Superjobs create open loops and no finish line for you. You can finish that newsletter, then the major donor needs a call. Then there’s that event you’re organizing. Then there’s a board retreat to coordinate.

How much does it stress you out to have all of those open loops instead of closed loops in your thoughts?

Apparently, quite a lot.

David Allen of Getting Things Done talks about how open loops can make you so unproductive! So, how do you get out of the open loops?

Here are three ways to make a finish line for yourself, and close those open loops starting right now:

1. Write out all the things you need to do. Just put them all out there.

2. Now, look at these things. Which ones need to be done NOW, by you? Which take less than 2 minutes to actually do?

3. Which of these things can be done, safely, by someone else? Could you systematize it and give it to an intern, a program person, a volunteer, or another person in your office? Or even a virtual assistant?

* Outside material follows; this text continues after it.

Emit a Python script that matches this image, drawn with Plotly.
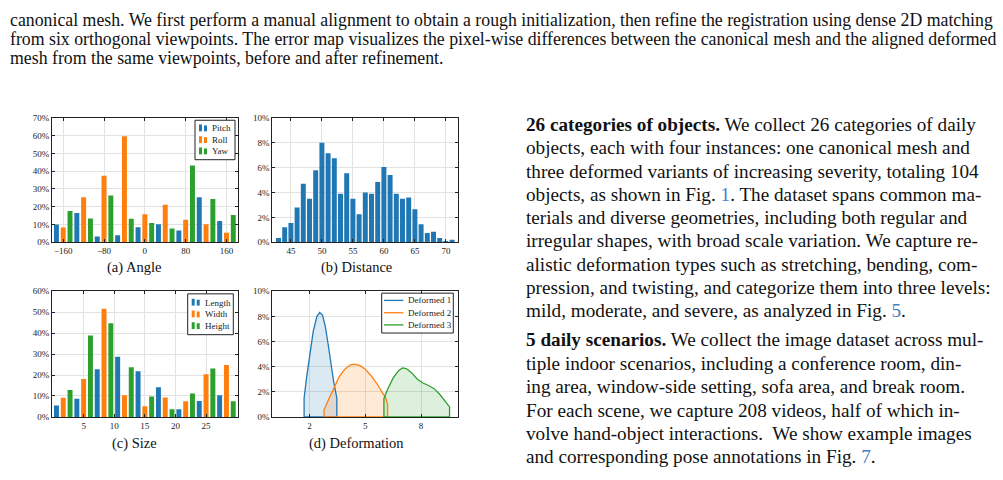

Next: Identify the best time to work on bigger projects.

Look at your calendar and block out time. Say, every Thursday at 2pm-3pm, to work on your book project, or major gifts thank you calls… you name it!

Where do you put the finish line each day?

Realize that there is a limit to what your brain can actually focus on after four hours of serious working each day. So, what will you spend your precious four hours on?

If you’ve made your priority list, then you know what you’re working on, and you know how urgent it is.

Since a lot of our fundraising work is never done, here’s an example of finish lines arranged by times:

  • 9-10am: 1 hour focused on communications plan for end of year
  • 10-11am: Call donors and say thank you
  • 11-12pm: Write e-newsletter for Friday
  • 1-2pm: Research grants
  • 2-3pm: Call board members and ask for feedback on board retreat

Once you’ve done all of these things! You can rest easy knowing you’ve done all you can do for the day. Blocking out your calendar for these activities can help.

Have you ever been crushed under a demanding workload that seems to never end?